Task goal -> Go through the listing and copy each line with the string "chart".

Records provided ->
******

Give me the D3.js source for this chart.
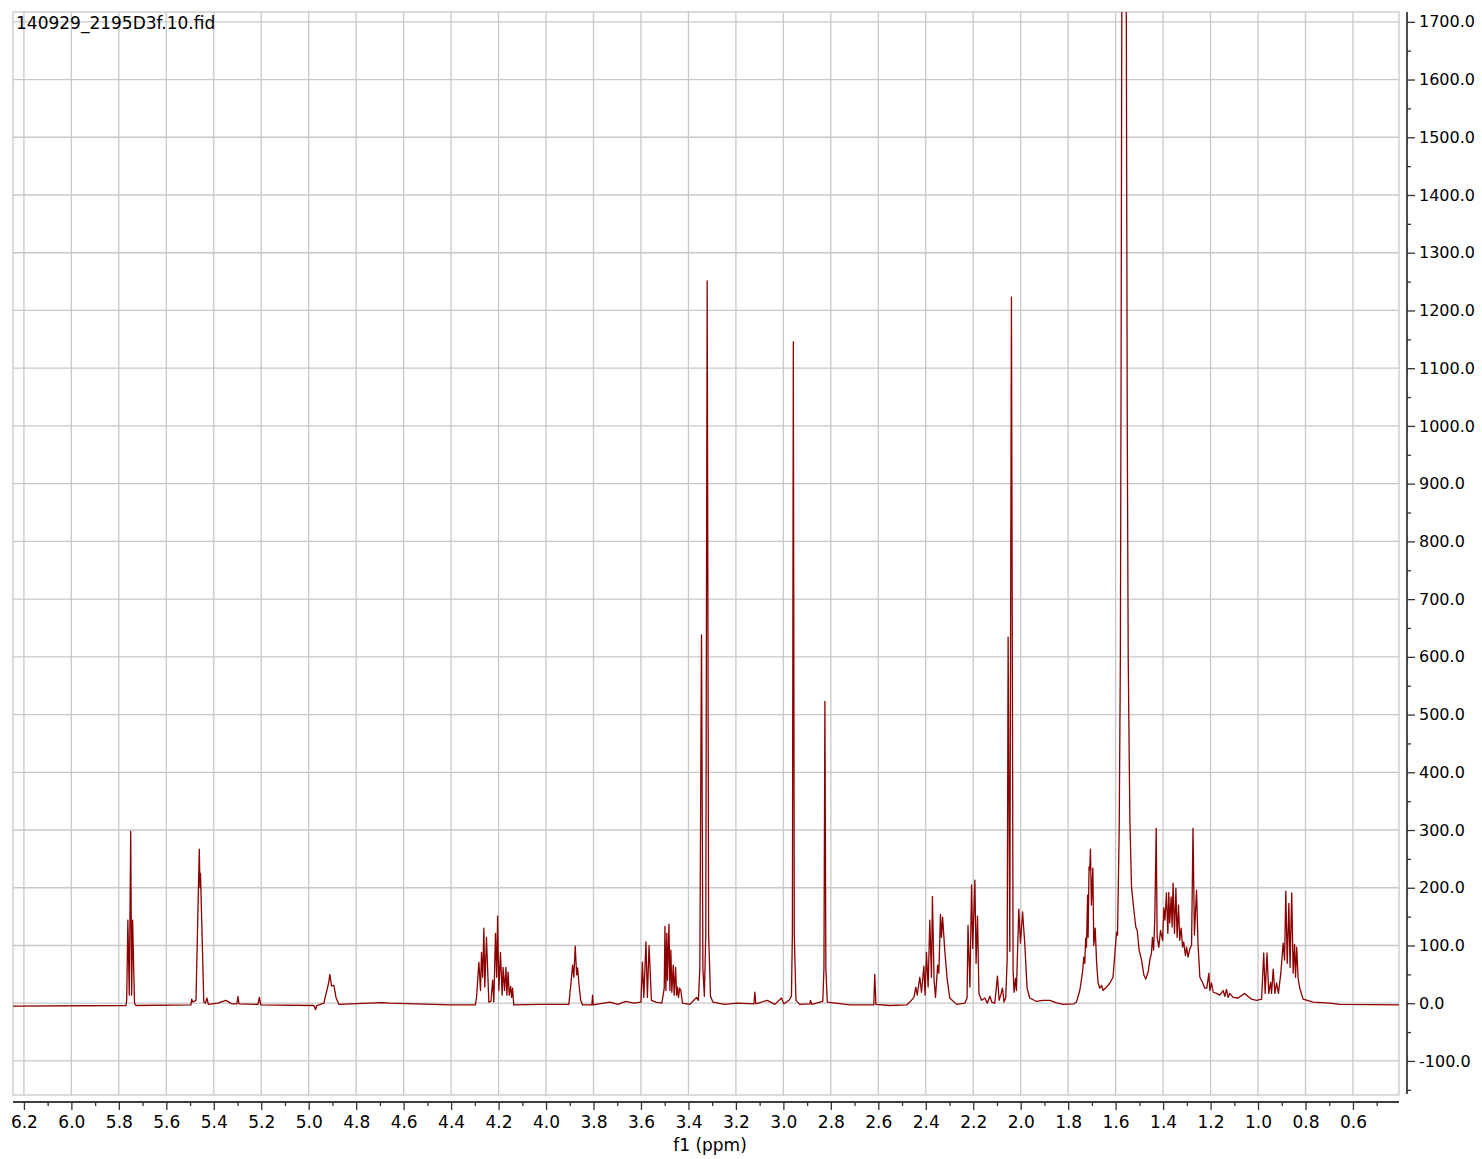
<!DOCTYPE html>
<html>
<head>
<meta charset="utf-8">
<script src="https://cdn.jsdelivr.net/npm/d3@7"></script>
<style>
  body { margin: 0; background: #fff; }
  svg { display: block; font-family: 'DejaVu Sans', Verdana, sans-serif; }
</style>
</head>
<body>
<div id="chart"></div>
<script>
// spectrum trace: [ppm, intensity]
const spectrum = [
  [6.246, -5], [5.770, -4],
  // 5.75 multiplet
  [5.767, 5], [5.762, 144], [5.756, 14], [5.750, 298], [5.746, 14], [5.742, 144], [5.734, 0], [5.728, -4],
  [5.496, -3], [5.493, 7], [5.488, 2], [5.475, 5],
  // 5.46
  [5.461, 267], [5.458, 200], [5.456, 225], [5.442, 2], [5.435, 0], [5.429, 9], [5.423, -2],
  [5.383, 0], [5.349, 5], [5.324, -1], [5.303, -1], [5.298, 12], [5.294, -1],
  [5.214, -2], [5.208, 10], [5.202, -3],
  [4.978, -4], [4.971, -11], [4.966, -4],
  // 4.91
  [4.936, 0], [4.928, 15], [4.920, 28], [4.915, 38], [4.911, 50], [4.904, 30], [4.894, 31], [4.885, 10], [4.873, -2],
  [4.692, 1], [4.658, 0], [4.405, -3], [4.298, -3],
  // 4.28 - 4.14
  [4.293, 9], [4.283, 71], [4.276, 22], [4.272, 88], [4.267, 45], [4.262, 130], [4.258, 28], [4.251, 114],
  [4.241, 2], [4.232, 3], [4.225, 40], [4.220, 2], [4.213, 121], [4.208, 45], [4.204, 151], [4.199, 22],
  [4.192, 88], [4.185, 14], [4.181, 62], [4.175, 22], [4.169, 62], [4.165, 14], [4.160, 54], [4.155, 14],
  [4.149, 29], [4.145, 10], [4.141, 26], [4.136, -3],
  [4.026, -2], [3.904, -2],
  // 3.88
  [3.897, 26], [3.888, 66], [3.883, 45], [3.877, 99], [3.871, 49], [3.867, 61], [3.860, 28], [3.854, 5], [3.846, -3],
  [3.807, -3], [3.804, 14], [3.801, -3], [3.731, 2], [3.697, -2], [3.664, 3], [3.630, 0],
  // 3.58
  [3.600, 2], [3.594, 71], [3.588, 10], [3.579, 106], [3.573, 10], [3.566, 100], [3.556, 5], [3.537, 2],
  // 3.48
  [3.512, 0], [3.502, 26], [3.499, 133], [3.495, 22], [3.491, 121], [3.488, 40], [3.482, 137], [3.478, 22],
  [3.474, 92], [3.470, 19], [3.464, 66], [3.460, 14], [3.454, 62], [3.450, 14], [3.446, 28], [3.442, 10],
  [3.437, 26], [3.432, 22], [3.425, 0], [3.394, -2],
  // 3.34 / 3.32
  [3.366, 10], [3.358, 5], [3.352, 60], [3.345, 638], [3.339, 60], [3.333, 12], [3.327, 120], [3.321, 1251],
  [3.315, 120], [3.307, 12], [3.297, 2], [3.247, -2], [3.196, 0],
  [3.124, -1], [3.120, 19], [3.116, -1], [3.068, 5], [3.036, -2], [3.008, 9], [2.998, -1], [2.976, 5],
  // 2.96
  [2.966, 12], [2.962, 120], [2.958, 1146], [2.954, 120], [2.947, 5], [2.931, -2],
  [2.888, -1], [2.886, 5], [2.880, -2],
  // 2.83
  [2.834, 3], [2.829, 60], [2.825, 523], [2.821, 60], [2.815, 2], [2.720, -3],
  [2.619, -3], [2.615, 50], [2.610, -2], [2.551, -4], [2.480, -3],
  // 2.45 - 2.30
  [2.467, 2], [2.450, 10], [2.442, 28], [2.436, 14], [2.425, 45], [2.418, 19], [2.408, 64], [2.403, 14],
  [2.397, 88], [2.390, 28], [2.383, 144], [2.376, 45], [2.372, 185], [2.365, 40], [2.359, 10], [2.350, 66],
  [2.345, 52], [2.338, 154], [2.334, 114], [2.329, 149], [2.320, 92], [2.310, 43], [2.299, 9], [2.270, -2],
  // 2.22 - 2.18
  [2.235, 0], [2.226, 9], [2.222, 135], [2.214, 28], [2.207, 205], [2.202, 95], [2.193, 213], [2.188, 69],
  [2.182, 151], [2.176, 17], [2.165, 5], [2.151, 9], [2.141, 0], [2.130, 12], [2.122, 2], [2.109, 0],
  [2.098, 47], [2.091, 5], [2.084, 14], [2.077, 26], [2.070, 2], [2.063, 10],
  // 2.05 doublet
  [2.057, 75], [2.053, 634], [2.046, 90], [2.039, 1223], [2.032, 57], [2.028, 19], [2.022, 43], [2.018, 22],
  // 2.00
  [2.008, 163], [2.001, 104], [1.992, 158], [1.983, 104], [1.973, 26], [1.962, 9], [1.933, 3], [1.907, 5],
  [1.877, 5], [1.852, 1], [1.821, -2], [1.775, -1], [1.765, 2],
  // 1.72
  [1.751, 22], [1.740, 52], [1.734, 80], [1.730, 69], [1.726, 113], [1.723, 97], [1.718, 187], [1.716, 114],
  [1.712, 236], [1.709, 231], [1.706, 267], [1.702, 170], [1.696, 234], [1.692, 100], [1.686, 130], [1.680, 69],
  [1.674, 36], [1.667, 26], [1.659, 31], [1.653, 22], [1.638, 28], [1.624, 35], [1.611, 45], [1.603, 87],
  [1.596, 123], [1.592, 118],
  // 1.56 water
  [1.585, 300], [1.580, 600], [1.577, 1100], [1.574, 1717], [1.564, 4000], [1.555, 1717], [1.551, 1000],
  [1.547, 600], [1.540, 317], [1.533, 201], [1.523, 161], [1.515, 132], [1.509, 126], [1.501, 92],
  [1.491, 75], [1.481, 49], [1.473, 42], [1.463, 54], [1.456, 75], [1.449, 87], [1.445, 114], [1.440, 92],
  // 1.43 - 1.25
  [1.435, 144], [1.429, 303], [1.425, 114], [1.418, 97], [1.411, 126], [1.402, 109], [1.397, 165], [1.392, 144],
  [1.386, 191], [1.380, 121], [1.376, 192], [1.372, 139], [1.366, 184], [1.362, 132], [1.358, 208], [1.352, 121],
  [1.346, 199], [1.341, 114], [1.335, 170], [1.330, 109], [1.324, 130], [1.318, 97], [1.313, 106], [1.306, 83],
  [1.301, 97], [1.295, 80], [1.287, 95], [1.280, 100], [1.274, 303], [1.268, 118], [1.259, 196], [1.253, 104],
  [1.245, 45], [1.234, 36], [1.224, 26], [1.216, 26], [1.207, 52], [1.203, 22], [1.196, 35], [1.189, 19],
  [1.175, 17], [1.161, 14], [1.147, 22], [1.140, 12], [1.133, 24], [1.126, 10], [1.119, 17], [1.105, 10],
  [1.084, 9], [1.056, 17], [1.028, 7], [1.006, 5], [0.985, 7],
  // 0.97 - 0.83
  [0.976, 87], [0.970, 17], [0.962, 87], [0.955, 17], [0.947, 36], [0.943, 17], [0.936, 59], [0.929, 17],
  [0.922, 35], [0.914, 17], [0.904, 52], [0.894, 104], [0.888, 75], [0.883, 194], [0.877, 69], [0.870, 173],
  [0.865, 62], [0.858, 191], [0.852, 52], [0.846, 102], [0.842, 45], [0.837, 97], [0.831, 43], [0.824, 26],
  [0.810, 7], [0.768, 2], [0.698, 0], [0.655, -2], [0.406, -3]
];

const title = '140929_2195D3f.10.fid';
const xLabel = 'f1 (ppm)';
const xMajorTicks = [6.2, 6.0, 5.8, 5.6, 5.4, 5.2, 5.0, 4.8, 4.6, 4.4, 4.2, 4.0, 3.8, 3.6, 3.4, 3.2, 3.0,
  2.8, 2.6, 2.4, 2.2, 2.0, 1.8, 1.6, 1.4, 1.2, 1.0, 0.8, 0.6];
const yMajorTicks = [-100, 0, 100, 200, 300, 400, 500, 600, 700, 800, 900, 1000, 1100, 1200, 1300, 1400, 1500, 1600, 1700];

const WIDTH = 1482, HEIGHT = 1159;
const PLOT = {left: 13, right: 1399, top: 12, bottom: 1095};
const X_DOMAIN = [6.246, 0.406];
const Y_DOMAIN = [-159, 1717];
const LINE_COLOR = '#8b0000';
const GRID_COLOR = '#c8c8c8';
const AXIS_COLOR = '#333333';
const FONT = "'DejaVu Sans', Verdana, sans-serif";

const svg = d3.select('#chart').append('svg')
  .attr('width', WIDTH)
  .attr('height', HEIGHT);

const x = d3.scaleLinear().domain(X_DOMAIN).range([PLOT.left, PLOT.right]);
const y = d3.scaleLinear().domain(Y_DOMAIN).range([PLOT.bottom, PLOT.top]);

// grid
const grid = svg.append('g').attr('class', 'grid')
  .attr('stroke', GRID_COLOR).attr('stroke-width', 1.3);
grid.selectAll('.vgrid').data(xMajorTicks).enter().append('line')
  .attr('x1', d => x(d)).attr('x2', d => x(d))
  .attr('y1', PLOT.top).attr('y2', PLOT.bottom);
grid.selectAll('.hgrid').data(yMajorTicks).enter().append('line')
  .attr('x1', PLOT.left).attr('x2', PLOT.right)
  .attr('y1', d => y(d)).attr('y2', d => y(d));
grid.append('rect')
  .attr('x', PLOT.left).attr('y', PLOT.top)
  .attr('width', PLOT.right - PLOT.left).attr('height', PLOT.bottom - PLOT.top)
  .attr('fill', 'none');

// spectrum
svg.append('clipPath').attr('id', 'plot-clip')
  .append('rect')
  .attr('x', PLOT.left).attr('y', PLOT.top)
  .attr('width', PLOT.right - PLOT.left).attr('height', PLOT.bottom - PLOT.top);

const line = d3.line()
  .x(d => x(d[0]))
  .y(d => y(d[1]));

svg.append('path')
  .datum(spectrum)
  .attr('clip-path', 'url(#plot-clip)')
  .attr('fill', 'none')
  .attr('stroke', LINE_COLOR)
  .attr('stroke-width', 1.3)
  .attr('stroke-linejoin', 'round')
  .attr('d', line);

// bottom axis
const xAxisY = 1102;
const xMinor = d3.range(62, 4, -1).map(v => v / 10)
  .filter(v => v < X_DOMAIN[0] && v > X_DOMAIN[1])
  .filter(v => Math.abs(v * 5 - Math.round(v * 5)) > 1e-6);
const xAxisG = svg.append('g')
  .attr('transform', 'translate(0,' + xAxisY + ')');
xAxisG.call(d3.axisBottom(x).tickValues(xMinor).tickSize(4).tickSizeOuter(0).tickFormat(''));
xAxisG.append('g')
  .call(d3.axisBottom(x).tickValues(xMajorTicks).tickSize(8).tickSizeOuter(0).tickPadding(6)
    .tickFormat(d => d.toFixed(1)));
xAxisG.selectAll('path.domain').attr('stroke', AXIS_COLOR).attr('stroke-width', 1.3)
  .attr('d', 'M' + PLOT.left + ',0H' + PLOT.right);
xAxisG.selectAll('.tick line').attr('stroke', AXIS_COLOR).attr('stroke-width', 1.3);
xAxisG.selectAll('.tick text')
  .attr('fill', '#000')
  .style('font-size', '17px')
  .style('font-family', FONT);

svg.append('text')
  .attr('x', 710)
  .attr('y', 1151)
  .attr('text-anchor', 'middle')
  .style('font-size', '17px')
  .attr('fill', '#000')
  .text(xLabel);

// right axis
const yAxisX = 1407;
const yMinor = d3.range(-150, 1717, 100);
const yAxisG = svg.append('g')
  .attr('transform', 'translate(' + yAxisX + ',0)');
yAxisG.call(d3.axisRight(y).tickValues(yMinor).tickSize(4).tickSizeOuter(0).tickFormat(''));
yAxisG.append('g')
  .call(d3.axisRight(y).tickValues(yMajorTicks).tickSize(8).tickSizeOuter(0).tickPadding(4)
    .tickFormat(d => d.toFixed(1)));
yAxisG.selectAll('path.domain').attr('stroke', AXIS_COLOR).attr('stroke-width', 1.3)
  .attr('d', 'M0,' + PLOT.top + 'V' + (PLOT.bottom - 1));
yAxisG.selectAll('.tick line').attr('stroke', AXIS_COLOR).attr('stroke-width', 1.3);
yAxisG.selectAll('.tick text')
  .attr('fill', '#000')
  .style('font-size', '16px')
  .style('font-family', FONT);

// title
svg.append('text')
  .attr('x', 16)
  .attr('y', 29)
  .style('font-size', '17px')
  .attr('fill', '#000')
  .text(title);
</script>
</body>
</html>
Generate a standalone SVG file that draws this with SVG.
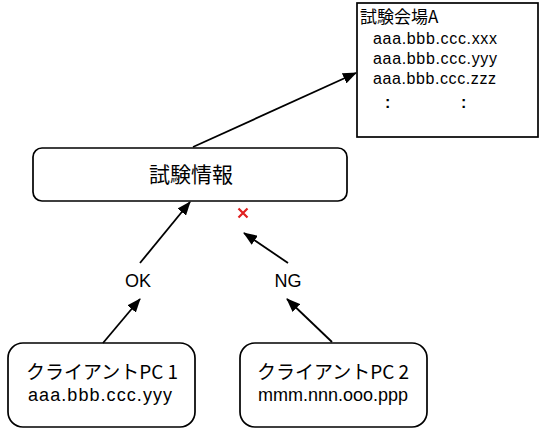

******

Finished exercise ->
Give me the D3.js source for this chart.
<div id="chart"></div>
const svg = d3.select('#chart').append('svg')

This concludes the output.